Changes in Growth and Activity of Enzymes Involved in Nitrate Reduction and Ammonium Assimilation in Tomato Seedlings in Response to NaCl Stress

• Published in: Annals of botany Vol. 99; no. 6; pp. 1143 - 1151
• Main Authors: Debouba, Mohamed, Maâroufi-Dghimi, Houda, Suzuki, Akira, Ghorbel, Mohamed Habib, Gouia, Houda
• Format: Journal Article
• Language: English
• Published: England Oxford University Press 01.06.2007; Oxford Publishing Limited (England)

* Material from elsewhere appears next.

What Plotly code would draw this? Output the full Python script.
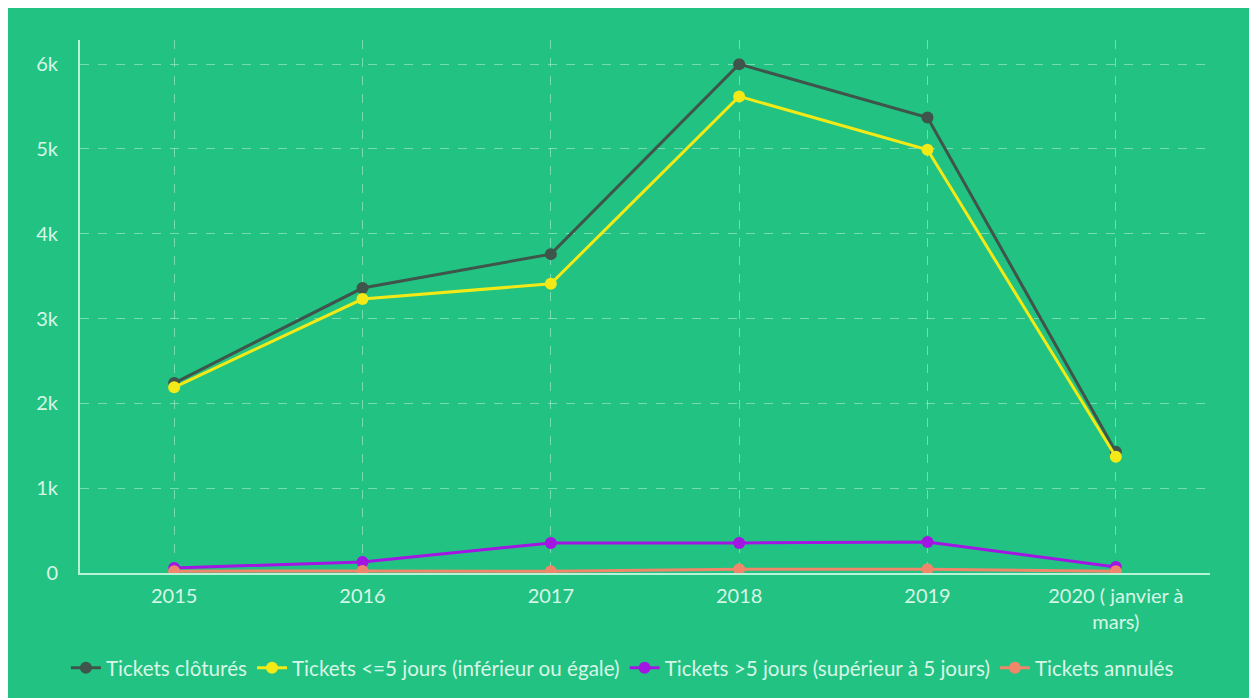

• Subjects: Amino Acid Oxidoreductases - metabolism; amino acids; enzyme activity; Enzymes; glutamate dehydrogenase; glutamates; INVITED REVIEW; Leaves; nitrate reductase; Nitrate Reductase - metabolism; Nitrates; Nitrates - metabolism; nitrogen metabolism; plant growth; Plant physiology; Plant roots; plant tissues; Plants; Quaternary ammonium compounds; Quaternary Ammonium Compounds - metabolism; roots; saline water; salt stress; Salts; Seedlings; Seedlings - drug effects; Seedlings - growth & development; Seedlings - metabolism; sodium chloride; Sodium Chloride - pharmacology; Solanum lycopersicum; Solanum lycopersicum - drug effects; Solanum lycopersicum - growth & development; Solanum lycopersicum - metabolism; stress response; Table salt; Time Factors; tomatoes; water use; NaCl stress, nitrate reduction; Ammonium assimilation, growth
• ISSN: 0305-7364; 1095-8290
• DOI: 10.1093/aob/mcm050

BACKGROUND AND AIMS: In Tunisia, salt water is largely used for tomato irrigation. In this work, a study was made of the changes in the nitrate reduction and ammonium assimilation into amino acids in tomato seedlings under salinity in order to providee further insight into the salt effects on plant growth. METHODS: Ten-day-old tomatoes (Solanum lycopersicum) were subjected to 100 mM NaCl stress, and nitrogen metabolism in leaves and roots was studied. KEY RESULTS: The concentrations of Na⁺ and Cl⁻ rapidly increased in the leaves and in the roots following exposure of tomato seedlings to NaCl stress. In contrast, the NO₃⁻ concentrations were lowered first in the roots and later in the leaves. From 5 to 10 d of treatment, salt ions provoked a decrease in the dry weight and an increase in the NH₄⁺ concentrations in the leaves. Inhibition was observed in the leaves for the activities of nitrate reductase (NR, EC 1·6·6·1), ferredoxin-dependent glutamate synthase (Fd-GOGAT, EC 1·4·7·1) and deaminating glutamate dehydrogenase (NAD-GDH, EC 1·4·1·2). NaCl affected these enzyme activities less in the roots than in leaves. This was in accordance with the pronounced decrease of dry weight by salt in leaves compared with that in the roots. CONCLUSIONS: NaCl stress effects on growth, metabolite concentrations and enzyme activities depended on the duration of salt treatment and the plant tissue.